-- Begin --

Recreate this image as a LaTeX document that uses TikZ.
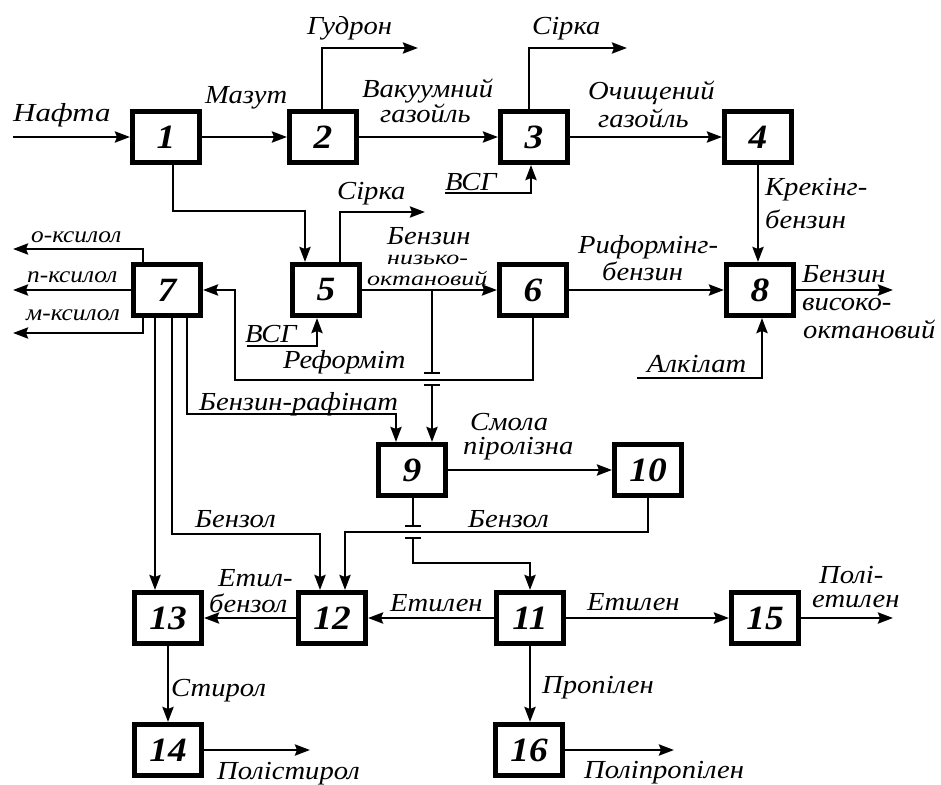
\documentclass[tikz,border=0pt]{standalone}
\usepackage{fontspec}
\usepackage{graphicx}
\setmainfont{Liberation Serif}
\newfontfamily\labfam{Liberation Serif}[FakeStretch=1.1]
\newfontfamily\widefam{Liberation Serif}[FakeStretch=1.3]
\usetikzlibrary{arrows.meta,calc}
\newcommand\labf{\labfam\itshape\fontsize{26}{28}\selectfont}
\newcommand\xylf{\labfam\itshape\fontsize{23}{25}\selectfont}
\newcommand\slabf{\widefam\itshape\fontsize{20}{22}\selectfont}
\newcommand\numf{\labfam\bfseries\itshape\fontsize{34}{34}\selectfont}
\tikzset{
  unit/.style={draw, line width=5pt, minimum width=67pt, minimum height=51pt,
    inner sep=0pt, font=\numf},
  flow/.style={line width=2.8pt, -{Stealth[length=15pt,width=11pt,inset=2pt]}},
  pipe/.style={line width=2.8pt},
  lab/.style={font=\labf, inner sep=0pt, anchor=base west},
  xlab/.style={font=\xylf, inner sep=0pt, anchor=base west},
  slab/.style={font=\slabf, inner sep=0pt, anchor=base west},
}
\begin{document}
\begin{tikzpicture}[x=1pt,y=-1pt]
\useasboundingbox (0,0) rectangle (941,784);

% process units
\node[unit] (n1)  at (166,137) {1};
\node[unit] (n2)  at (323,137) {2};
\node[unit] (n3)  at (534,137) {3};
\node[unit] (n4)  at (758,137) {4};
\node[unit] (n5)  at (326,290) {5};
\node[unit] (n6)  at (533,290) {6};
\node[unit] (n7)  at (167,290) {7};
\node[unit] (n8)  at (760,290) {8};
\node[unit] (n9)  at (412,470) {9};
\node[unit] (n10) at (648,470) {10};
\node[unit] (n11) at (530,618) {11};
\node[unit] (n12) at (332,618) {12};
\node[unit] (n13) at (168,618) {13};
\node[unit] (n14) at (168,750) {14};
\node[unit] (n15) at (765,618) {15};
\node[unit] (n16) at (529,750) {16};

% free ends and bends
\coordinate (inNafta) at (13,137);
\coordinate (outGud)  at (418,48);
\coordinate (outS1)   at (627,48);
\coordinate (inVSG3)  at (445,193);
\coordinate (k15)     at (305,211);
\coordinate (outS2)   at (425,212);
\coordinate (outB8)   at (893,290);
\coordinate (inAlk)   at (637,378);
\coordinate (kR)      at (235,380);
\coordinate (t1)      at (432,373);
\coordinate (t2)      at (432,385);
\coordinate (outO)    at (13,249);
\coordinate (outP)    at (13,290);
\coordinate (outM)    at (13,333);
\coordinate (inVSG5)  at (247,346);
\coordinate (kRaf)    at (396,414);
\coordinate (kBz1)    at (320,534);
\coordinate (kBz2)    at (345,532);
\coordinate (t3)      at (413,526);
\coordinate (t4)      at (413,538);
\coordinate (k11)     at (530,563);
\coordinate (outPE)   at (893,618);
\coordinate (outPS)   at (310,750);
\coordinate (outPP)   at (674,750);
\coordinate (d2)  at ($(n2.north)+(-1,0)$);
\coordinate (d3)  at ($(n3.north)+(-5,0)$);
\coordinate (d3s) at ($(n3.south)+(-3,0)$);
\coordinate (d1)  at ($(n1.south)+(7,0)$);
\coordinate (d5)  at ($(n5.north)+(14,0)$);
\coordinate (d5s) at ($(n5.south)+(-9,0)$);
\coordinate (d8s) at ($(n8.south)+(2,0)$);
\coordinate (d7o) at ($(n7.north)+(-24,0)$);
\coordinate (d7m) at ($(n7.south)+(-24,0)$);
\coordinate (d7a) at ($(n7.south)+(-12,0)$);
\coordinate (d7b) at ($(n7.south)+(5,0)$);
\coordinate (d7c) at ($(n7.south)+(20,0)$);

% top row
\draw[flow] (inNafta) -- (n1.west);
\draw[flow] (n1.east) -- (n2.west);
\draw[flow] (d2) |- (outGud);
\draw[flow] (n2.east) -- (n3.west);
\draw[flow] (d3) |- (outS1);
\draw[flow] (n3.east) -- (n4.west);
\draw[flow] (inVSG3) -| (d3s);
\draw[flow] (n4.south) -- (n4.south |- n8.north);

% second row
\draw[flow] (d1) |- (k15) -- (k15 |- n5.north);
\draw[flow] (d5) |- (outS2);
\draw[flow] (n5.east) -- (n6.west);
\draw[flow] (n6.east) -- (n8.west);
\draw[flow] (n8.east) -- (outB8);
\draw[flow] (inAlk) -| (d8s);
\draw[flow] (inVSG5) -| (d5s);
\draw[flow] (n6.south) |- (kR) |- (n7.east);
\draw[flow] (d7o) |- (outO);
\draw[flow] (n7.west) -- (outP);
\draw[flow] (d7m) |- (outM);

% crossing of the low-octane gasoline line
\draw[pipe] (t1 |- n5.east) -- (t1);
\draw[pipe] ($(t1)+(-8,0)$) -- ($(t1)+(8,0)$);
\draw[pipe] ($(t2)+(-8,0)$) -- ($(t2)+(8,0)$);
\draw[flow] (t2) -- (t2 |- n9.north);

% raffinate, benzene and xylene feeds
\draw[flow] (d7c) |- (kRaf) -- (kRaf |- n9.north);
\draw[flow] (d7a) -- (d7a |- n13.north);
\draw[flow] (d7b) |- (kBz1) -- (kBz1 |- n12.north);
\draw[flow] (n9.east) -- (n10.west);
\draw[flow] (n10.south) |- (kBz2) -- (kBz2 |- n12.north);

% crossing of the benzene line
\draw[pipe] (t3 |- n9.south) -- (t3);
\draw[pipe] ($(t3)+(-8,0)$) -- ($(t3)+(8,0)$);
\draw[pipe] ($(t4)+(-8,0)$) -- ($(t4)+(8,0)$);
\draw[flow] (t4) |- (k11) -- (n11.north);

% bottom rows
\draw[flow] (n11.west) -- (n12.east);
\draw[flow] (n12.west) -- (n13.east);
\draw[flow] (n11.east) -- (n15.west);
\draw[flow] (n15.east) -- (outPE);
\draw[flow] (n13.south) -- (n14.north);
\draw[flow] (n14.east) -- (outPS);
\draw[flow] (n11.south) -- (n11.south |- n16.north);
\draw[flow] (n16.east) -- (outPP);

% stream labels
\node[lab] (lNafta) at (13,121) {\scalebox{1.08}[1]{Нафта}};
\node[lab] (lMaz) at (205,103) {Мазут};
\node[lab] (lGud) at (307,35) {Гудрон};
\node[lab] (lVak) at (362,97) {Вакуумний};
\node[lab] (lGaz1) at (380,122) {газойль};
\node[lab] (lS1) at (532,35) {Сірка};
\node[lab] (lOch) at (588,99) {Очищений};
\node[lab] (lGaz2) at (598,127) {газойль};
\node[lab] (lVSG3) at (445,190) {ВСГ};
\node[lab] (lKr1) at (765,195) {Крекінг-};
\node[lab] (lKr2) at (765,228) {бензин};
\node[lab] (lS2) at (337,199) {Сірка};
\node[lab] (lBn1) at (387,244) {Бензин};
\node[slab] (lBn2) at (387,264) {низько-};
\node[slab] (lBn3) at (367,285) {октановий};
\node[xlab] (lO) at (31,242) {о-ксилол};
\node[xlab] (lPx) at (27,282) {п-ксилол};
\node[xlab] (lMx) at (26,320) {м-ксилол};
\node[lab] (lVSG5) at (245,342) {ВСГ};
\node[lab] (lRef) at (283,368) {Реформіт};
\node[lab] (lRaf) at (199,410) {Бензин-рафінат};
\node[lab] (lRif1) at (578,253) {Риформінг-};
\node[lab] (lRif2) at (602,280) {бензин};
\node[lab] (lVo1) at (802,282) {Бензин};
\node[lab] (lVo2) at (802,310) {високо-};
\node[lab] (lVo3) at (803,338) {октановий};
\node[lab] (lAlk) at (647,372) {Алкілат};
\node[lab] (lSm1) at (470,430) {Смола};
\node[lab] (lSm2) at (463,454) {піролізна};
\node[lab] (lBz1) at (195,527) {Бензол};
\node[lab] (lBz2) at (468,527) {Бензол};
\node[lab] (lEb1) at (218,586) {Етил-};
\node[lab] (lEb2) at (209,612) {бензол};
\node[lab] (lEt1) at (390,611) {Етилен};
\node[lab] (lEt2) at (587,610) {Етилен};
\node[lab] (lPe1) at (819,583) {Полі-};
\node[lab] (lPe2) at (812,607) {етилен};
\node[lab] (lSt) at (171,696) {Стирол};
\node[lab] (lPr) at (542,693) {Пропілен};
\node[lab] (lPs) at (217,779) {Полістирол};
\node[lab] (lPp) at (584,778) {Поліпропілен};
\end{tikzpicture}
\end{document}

-- End --

Exercise goal. Transcribe exactly, with no pictures, the lines running from the first line of the material through the line holding "(0,0) rectangle (941,784);".

The output.
Recreate this image as a LaTeX document that uses TikZ.
\documentclass[tikz,border=0pt]{standalone}
\usepackage{fontspec}
\usepackage{graphicx}
\setmainfont{Liberation Serif}
\newfontfamily\labfam{Liberation Serif}[FakeStretch=1.1]
\newfontfamily\widefam{Liberation Serif}[FakeStretch=1.3]
\usetikzlibrary{arrows.meta,calc}
\newcommand\labf{\labfam\itshape\fontsize{26}{28}\selectfont}
\newcommand\xylf{\labfam\itshape\fontsize{23}{25}\selectfont}
\newcommand\slabf{\widefam\itshape\fontsize{20}{22}\selectfont}
\newcommand\numf{\labfam\bfseries\itshape\fontsize{34}{34}\selectfont}
\tikzset{
  unit/.style={draw, line width=5pt, minimum width=67pt, minimum height=51pt,
    inner sep=0pt, font=\numf},
  flow/.style={line width=2.8pt, -{Stealth[length=15pt,width=11pt,inset=2pt]}},
  pipe/.style={line width=2.8pt},
  lab/.style={font=\labf, inner sep=0pt, anchor=base west},
  xlab/.style={font=\xylf, inner sep=0pt, anchor=base west},
  slab/.style={font=\slabf, inner sep=0pt, anchor=base west},
}
\begin{document}
\begin{tikzpicture}[x=1pt,y=-1pt]
\useasboundingbox (0,0) rectangle (941,784);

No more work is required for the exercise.